Subject to exceptions that can be addressed through change, the INSLM review ultimately concluded that the TOLA Act is, or is likely to be, necessary, proportionate to the security threat faced, and affording the proper protection for human rights.[19] On this basis, and with the Attorney-General reiterating the criticality of the TOLA Act to protect Australia’s national security,[20] we suspect that the TOLA Act is likely to remain for the long haul.

[1] Human Rights Watch, International Civil Liberties and Technology Coalition Comments on the PJCIS Review of the Assistance and Access Act, 2018.
[2] Australian Signals Directorate, Director-General ASD statement regarding the TOLA Act 2018.
[3] Independent National Security Legislation Monitor, Review and Report of the Telecommunications and Other Legislation Amendment (Assistance and Access) Act 2018: https://www.inslm.gov.au/sites....

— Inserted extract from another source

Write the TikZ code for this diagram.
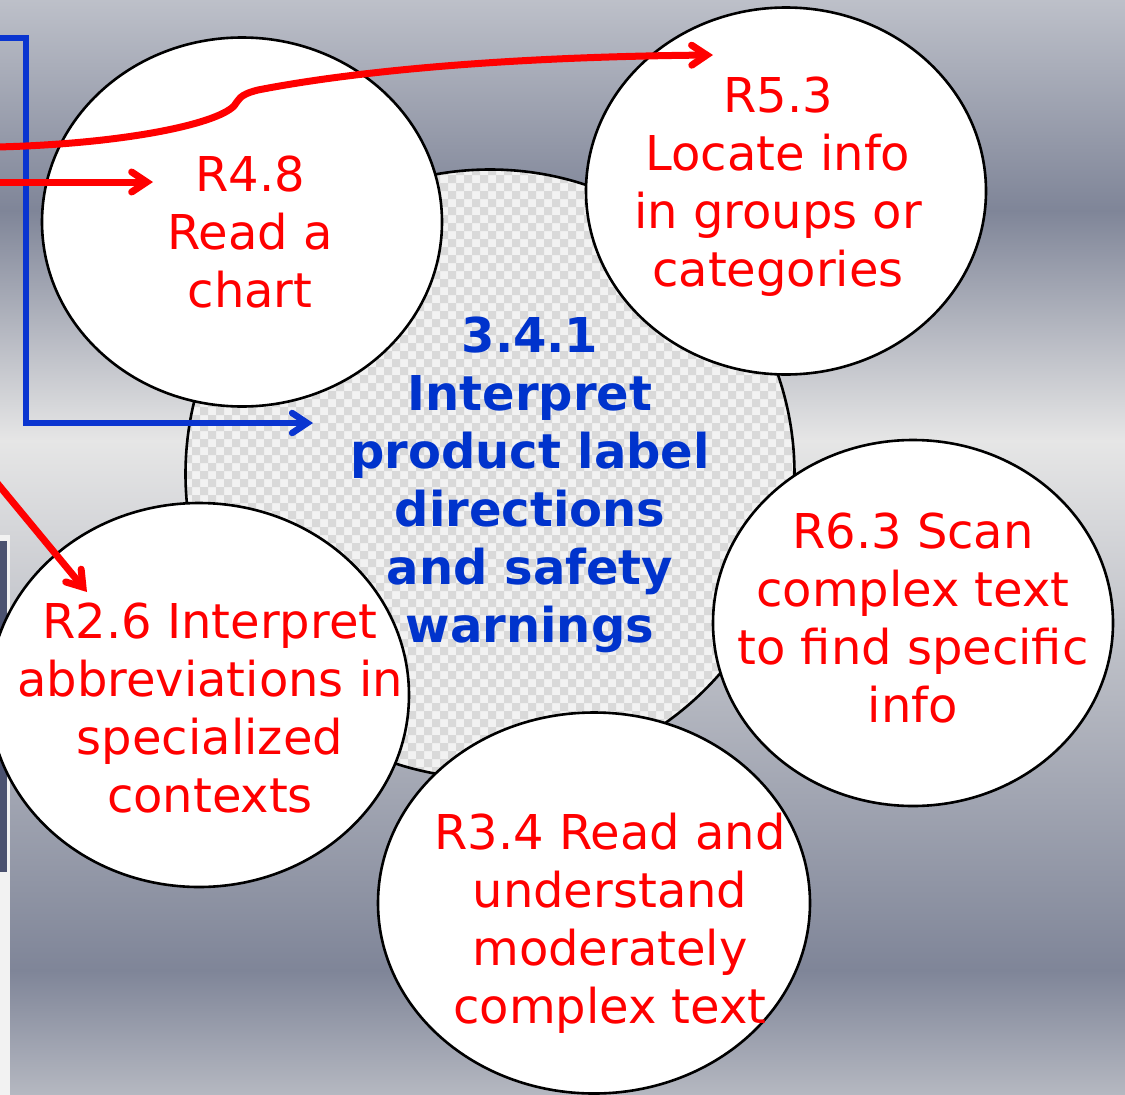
\documentclass[tikz,border=0pt]{standalone}
\usepackage{fontspec}
\setmainfont{DejaVu Sans}
\usetikzlibrary{shapes.geometric,arrows.meta}

\definecolor{bgA}{HTML}{BDC0C9}
\definecolor{bgB}{HTML}{7F8598}
\definecolor{bgC}{HTML}{E6E6E6}
\definecolor{bgD}{HTML}{B5B8C1}
\definecolor{chklight}{HTML}{F2F2F2}
\definecolor{chkdark}{HTML}{D9D9D9}
\definecolor{myblue}{HTML}{0033CC}
\definecolor{lineblue}{HTML}{0A35D0}
\definecolor{myred}{HTML}{FF0000}
\definecolor{stripdark}{HTML}{4B5270}
\definecolor{stripwhite}{HTML}{F2F2F2}

\begin{document}
\begin{tikzpicture}[x=1pt,y=-1pt,
  bubble/.style={ellipse, draw=black, line width=2.6pt, fill=white, inner sep=0pt},
  centre/.style={circle, draw=black, line width=2.6pt, inner sep=0pt},
  redtxt/.style={text=myred, align=center, inner sep=0pt,
    font=\fontsize{48}{58}\selectfont},
  bluetxt/.style={text=myblue, align=center, inner sep=0pt,
    font=\bfseries\fontsize{48}{58}\selectfont},
  redarrow/.style={draw=myred, line width=7pt, line cap=round,
    -{Straight Barb[length=15pt,width=20pt,line cap=round]}},
  bluearrow/.style={draw=lineblue, line width=6.5pt,
    -{Straight Barb[length=15pt,width=20pt,line cap=round]}}
]
% background
\useasboundingbox (0,0) rectangle (1125,1095);
\shade[top color=bgA, bottom color=bgB] (0,0) rectangle (1125,211);
\shade[top color=bgB, bottom color=bgC] (0,210) rectangle (1125,441);
\shade[top color=bgC, bottom color=bgB] (0,440) rectangle (1125,971);
\shade[top color=bgB, bottom color=bgD] (0,970) rectangle (1125,1095);
% screenshot strip at the left edge
\fill[stripwhite] (0,535) rectangle (10,1095);
\fill[stripdark] (0,541) rectangle (7,872);

% central circle with a checkerboard (transparency) fill
\begin{scope}
  \clip (490,474) circle (304.5);
  \fill[chklight] (184,167) rectangle (797,781);
  \foreach \i in {0,...,76} {
    \pgfmathtruncatemacro\off{mod(\i,2)*8}
    \fill[chkdark] \foreach \j in {0,16,...,608} {
      ({184+8*\i},{167+\j+\off}) rectangle ++(8,8)
    };
  }
\end{scope}
\node[centre, minimum size=609pt] (c) at (490,474) {};

% white bubbles
\node[bubble, minimum width=400pt, minimum height=369pt] (r48) at (242,222) {};
\node[bubble, minimum width=400pt, minimum height=367pt] (r53) at (786,191) {};
\node[bubble, minimum width=400pt, minimum height=366pt] (r63) at (913,623) {};
\node[bubble, minimum width=432pt, minimum height=381pt] (r34) at (594,903) {};
\node[bubble, minimum width=420pt, minimum height=384pt] (r26) at (199,695) {};

% texts
\node[bluetxt] (tc) at (530,484.5) {3.4.1\\Interpret\\product label\\directions\\and safety\\warnings};
\node[redtxt] (t48) at (250,232.5) {R4.8\\Read a\\chart};
\node[redtxt] (t53) at (778,187) {R5.3\\Locate info\\in groups or\\categories};
\node[redtxt] (t63) at (913,618.5) {R6.3 Scan\\complex text\\to find specific\\info};
\node[redtxt] (t26) at (210,708.5) {R2.6 Interpret\\abbreviations in\\specialized\\contexts};
\node[redtxt] (t34) at (610,923) {R3.4 Read and\\understand\\moderately\\complex text};

% connectors
\coordinate (bs) at (-3,38);
\coordinate (bc1) at (26,38);
\coordinate (bc2) at (26,423);
\coordinate (bt) at (313,423);
\draw[bluearrow] (bs) -- (bc1) -- (bc2) -- (bt);

\coordinate (ca) at (-3,147);
\coordinate (ck1) at (234,106);
\coordinate (ck2) at (258,90);
\coordinate (cat) at (713,55);
\draw[redarrow] (ca) .. controls (120,144) and (215,125) .. (ck1)
  .. controls (239,100) and (238,95) .. (ck2)
  .. controls (350,72) and (500,57) .. (cat);

\coordinate (sa) at (-3,182);
\coordinate (sat) at (153,182);
\draw[redarrow] (sa) -- (sat);

\coordinate (da) at (-3,483);
\coordinate (dat) at (87,592);
\draw[redarrow] (da) -- (dat);
\end{tikzpicture}
\end{document}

[4] The full report is available: https://www.inslm.gov.au/sites....
[5] An interception agency is the Australian Federal Police (AFP), Australian Criminal Commission (ACIC) or a State or Territory police force.
[6] A notice to an individual occurs in the context of a sole trader and not to the employees of a corporation.
[7] Independent National Security Legislation Monitor, Parliament of Australia, A Report Concerning the Telecommunications and Other Legislation Amendment (Assistance and Access) Act 2018 (2020) (Report on the TOLA Act) [1.24].
[8] Ibid [10.49].
[9] Ibid [10.44], [10.49].
[10] Ibid Act [1.64], recommendation 2.
[11] Ibid [10.9].
[12] Ibid [11.1].
[13] Ibid [11.9].
[14] Telecommunications Act s 317B.
[15] Report on the TOLA Act [12.33] – [12.35].
[16] TOLA Act s 317ZG(1).
[17] Ibid s 317LA.
[18] Attorney‑General for Australia and Minister for Industrial Relations, ‘Independent National Security Legislation Monitor Report tabled’ (Media Release, 9 July 2020, view here.
[19] Report on the TOLA Act [1.4] – [1.6].
[20] Attorney‑General for Australia and Minister for Industrial Relations, above n 19.